• [THE DATA]:
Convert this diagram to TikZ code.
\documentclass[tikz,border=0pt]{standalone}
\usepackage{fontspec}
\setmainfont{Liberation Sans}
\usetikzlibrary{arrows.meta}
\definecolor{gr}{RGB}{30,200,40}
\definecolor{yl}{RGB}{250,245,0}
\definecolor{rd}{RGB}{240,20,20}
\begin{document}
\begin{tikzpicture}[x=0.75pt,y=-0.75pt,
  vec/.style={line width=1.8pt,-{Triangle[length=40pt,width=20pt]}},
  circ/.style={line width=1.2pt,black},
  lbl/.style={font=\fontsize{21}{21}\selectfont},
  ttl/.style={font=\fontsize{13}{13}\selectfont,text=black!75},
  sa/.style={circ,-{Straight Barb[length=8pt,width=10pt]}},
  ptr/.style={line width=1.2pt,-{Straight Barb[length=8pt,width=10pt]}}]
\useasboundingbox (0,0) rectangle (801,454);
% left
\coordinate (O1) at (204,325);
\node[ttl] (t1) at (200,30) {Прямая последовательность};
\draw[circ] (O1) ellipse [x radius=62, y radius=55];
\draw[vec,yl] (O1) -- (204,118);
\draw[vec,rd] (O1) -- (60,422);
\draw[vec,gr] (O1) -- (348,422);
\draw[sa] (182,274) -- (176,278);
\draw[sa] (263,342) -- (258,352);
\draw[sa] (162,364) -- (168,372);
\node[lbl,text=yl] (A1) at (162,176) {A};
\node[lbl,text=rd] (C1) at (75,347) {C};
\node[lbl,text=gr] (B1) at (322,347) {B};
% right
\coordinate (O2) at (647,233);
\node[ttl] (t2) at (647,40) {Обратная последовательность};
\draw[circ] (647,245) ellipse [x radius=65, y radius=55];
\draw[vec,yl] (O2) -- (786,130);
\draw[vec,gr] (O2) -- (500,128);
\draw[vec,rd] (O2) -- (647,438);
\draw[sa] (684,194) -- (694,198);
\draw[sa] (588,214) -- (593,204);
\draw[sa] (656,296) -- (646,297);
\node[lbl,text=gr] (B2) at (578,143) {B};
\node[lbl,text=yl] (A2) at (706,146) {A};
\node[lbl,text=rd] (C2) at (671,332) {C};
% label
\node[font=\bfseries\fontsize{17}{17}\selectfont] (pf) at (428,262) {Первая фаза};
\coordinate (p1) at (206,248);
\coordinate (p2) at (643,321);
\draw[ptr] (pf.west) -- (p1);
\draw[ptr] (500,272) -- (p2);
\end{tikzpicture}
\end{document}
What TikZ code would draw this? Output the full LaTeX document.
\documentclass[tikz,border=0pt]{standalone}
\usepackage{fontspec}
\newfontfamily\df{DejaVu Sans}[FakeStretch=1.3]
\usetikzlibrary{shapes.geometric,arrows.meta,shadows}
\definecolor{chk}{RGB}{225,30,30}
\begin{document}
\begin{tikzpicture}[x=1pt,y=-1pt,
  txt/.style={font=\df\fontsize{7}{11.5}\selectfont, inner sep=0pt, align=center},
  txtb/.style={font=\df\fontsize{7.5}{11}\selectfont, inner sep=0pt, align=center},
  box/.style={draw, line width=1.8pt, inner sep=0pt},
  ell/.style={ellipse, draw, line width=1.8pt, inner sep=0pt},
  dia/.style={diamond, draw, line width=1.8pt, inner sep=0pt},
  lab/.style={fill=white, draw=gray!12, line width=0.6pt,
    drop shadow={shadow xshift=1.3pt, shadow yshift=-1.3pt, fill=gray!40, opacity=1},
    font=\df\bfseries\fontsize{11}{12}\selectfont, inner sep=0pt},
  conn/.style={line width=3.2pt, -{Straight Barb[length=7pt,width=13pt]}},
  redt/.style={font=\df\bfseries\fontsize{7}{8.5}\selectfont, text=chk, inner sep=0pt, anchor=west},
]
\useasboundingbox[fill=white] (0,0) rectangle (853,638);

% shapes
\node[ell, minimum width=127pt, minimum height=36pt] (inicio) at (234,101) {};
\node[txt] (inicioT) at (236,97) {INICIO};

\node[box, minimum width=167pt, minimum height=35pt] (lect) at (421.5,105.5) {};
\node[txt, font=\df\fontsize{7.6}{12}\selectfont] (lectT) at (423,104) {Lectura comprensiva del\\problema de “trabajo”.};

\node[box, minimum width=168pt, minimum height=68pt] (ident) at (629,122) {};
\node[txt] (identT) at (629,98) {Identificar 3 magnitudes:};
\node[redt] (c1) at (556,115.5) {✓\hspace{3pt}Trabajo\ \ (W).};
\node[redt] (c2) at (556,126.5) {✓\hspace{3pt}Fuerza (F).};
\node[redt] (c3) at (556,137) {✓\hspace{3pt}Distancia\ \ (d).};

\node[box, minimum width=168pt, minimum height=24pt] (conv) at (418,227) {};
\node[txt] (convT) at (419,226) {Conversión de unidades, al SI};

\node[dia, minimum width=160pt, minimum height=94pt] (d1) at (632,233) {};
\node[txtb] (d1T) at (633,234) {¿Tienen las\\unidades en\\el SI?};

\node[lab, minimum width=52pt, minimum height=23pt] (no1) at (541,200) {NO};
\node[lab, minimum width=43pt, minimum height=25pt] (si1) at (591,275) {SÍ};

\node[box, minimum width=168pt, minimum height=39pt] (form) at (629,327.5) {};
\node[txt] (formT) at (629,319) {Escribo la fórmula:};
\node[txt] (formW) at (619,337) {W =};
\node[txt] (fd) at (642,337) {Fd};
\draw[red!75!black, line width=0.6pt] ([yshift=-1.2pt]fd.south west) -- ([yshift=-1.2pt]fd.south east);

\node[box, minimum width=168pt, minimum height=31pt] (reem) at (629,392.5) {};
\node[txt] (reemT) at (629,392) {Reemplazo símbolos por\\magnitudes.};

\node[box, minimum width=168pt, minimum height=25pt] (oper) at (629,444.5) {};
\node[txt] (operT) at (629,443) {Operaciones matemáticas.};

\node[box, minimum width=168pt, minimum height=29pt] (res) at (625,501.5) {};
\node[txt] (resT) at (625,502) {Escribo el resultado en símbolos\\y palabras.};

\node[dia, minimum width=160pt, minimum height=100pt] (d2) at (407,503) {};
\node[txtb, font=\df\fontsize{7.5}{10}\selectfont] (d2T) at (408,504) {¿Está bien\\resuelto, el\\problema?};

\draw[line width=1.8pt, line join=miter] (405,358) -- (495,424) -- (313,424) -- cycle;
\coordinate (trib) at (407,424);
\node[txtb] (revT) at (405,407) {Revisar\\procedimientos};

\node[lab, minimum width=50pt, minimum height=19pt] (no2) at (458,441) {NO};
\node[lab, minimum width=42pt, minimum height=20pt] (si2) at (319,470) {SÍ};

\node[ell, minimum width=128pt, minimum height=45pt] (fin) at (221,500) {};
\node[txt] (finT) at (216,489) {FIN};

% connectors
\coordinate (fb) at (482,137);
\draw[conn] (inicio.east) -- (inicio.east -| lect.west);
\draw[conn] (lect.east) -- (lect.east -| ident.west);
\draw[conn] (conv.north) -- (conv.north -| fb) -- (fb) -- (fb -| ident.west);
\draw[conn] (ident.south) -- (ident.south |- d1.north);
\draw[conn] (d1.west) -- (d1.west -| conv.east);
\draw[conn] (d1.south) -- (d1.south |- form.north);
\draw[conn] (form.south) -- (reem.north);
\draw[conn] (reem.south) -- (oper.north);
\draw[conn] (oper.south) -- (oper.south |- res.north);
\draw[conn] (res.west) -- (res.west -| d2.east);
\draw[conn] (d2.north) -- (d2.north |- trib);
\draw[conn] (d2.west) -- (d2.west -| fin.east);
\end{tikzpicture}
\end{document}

• [WHAT TO PRODUCE]: Extract and reproduce exactly the lines opening with the line containing "What TikZ code" and closing with the line containing "(c3) at (556,137)", inclusive.

• [THE COMPLETED TASK]:
What TikZ code would draw this? Output the full LaTeX document.
\documentclass[tikz,border=0pt]{standalone}
\usepackage{fontspec}
\newfontfamily\df{DejaVu Sans}[FakeStretch=1.3]
\usetikzlibrary{shapes.geometric,arrows.meta,shadows}
\definecolor{chk}{RGB}{225,30,30}
\begin{document}
\begin{tikzpicture}[x=1pt,y=-1pt,
  txt/.style={font=\df\fontsize{7}{11.5}\selectfont, inner sep=0pt, align=center},
  txtb/.style={font=\df\fontsize{7.5}{11}\selectfont, inner sep=0pt, align=center},
  box/.style={draw, line width=1.8pt, inner sep=0pt},
  ell/.style={ellipse, draw, line width=1.8pt, inner sep=0pt},
  dia/.style={diamond, draw, line width=1.8pt, inner sep=0pt},
  lab/.style={fill=white, draw=gray!12, line width=0.6pt,
    drop shadow={shadow xshift=1.3pt, shadow yshift=-1.3pt, fill=gray!40, opacity=1},
    font=\df\bfseries\fontsize{11}{12}\selectfont, inner sep=0pt},
  conn/.style={line width=3.2pt, -{Straight Barb[length=7pt,width=13pt]}},
  redt/.style={font=\df\bfseries\fontsize{7}{8.5}\selectfont, text=chk, inner sep=0pt, anchor=west},
]
\useasboundingbox[fill=white] (0,0) rectangle (853,638);

% shapes
\node[ell, minimum width=127pt, minimum height=36pt] (inicio) at (234,101) {};
\node[txt] (inicioT) at (236,97) {INICIO};

\node[box, minimum width=167pt, minimum height=35pt] (lect) at (421.5,105.5) {};
\node[txt, font=\df\fontsize{7.6}{12}\selectfont] (lectT) at (423,104) {Lectura comprensiva del\\problema de “trabajo”.};

\node[box, minimum width=168pt, minimum height=68pt] (ident) at (629,122) {};
\node[txt] (identT) at (629,98) {Identificar 3 magnitudes:};
\node[redt] (c1) at (556,115.5) {✓\hspace{3pt}Trabajo\ \ (W).};
\node[redt] (c2) at (556,126.5) {✓\hspace{3pt}Fuerza (F).};
\node[redt] (c3) at (556,137) {✓\hspace{3pt}Distancia\ \ (d).};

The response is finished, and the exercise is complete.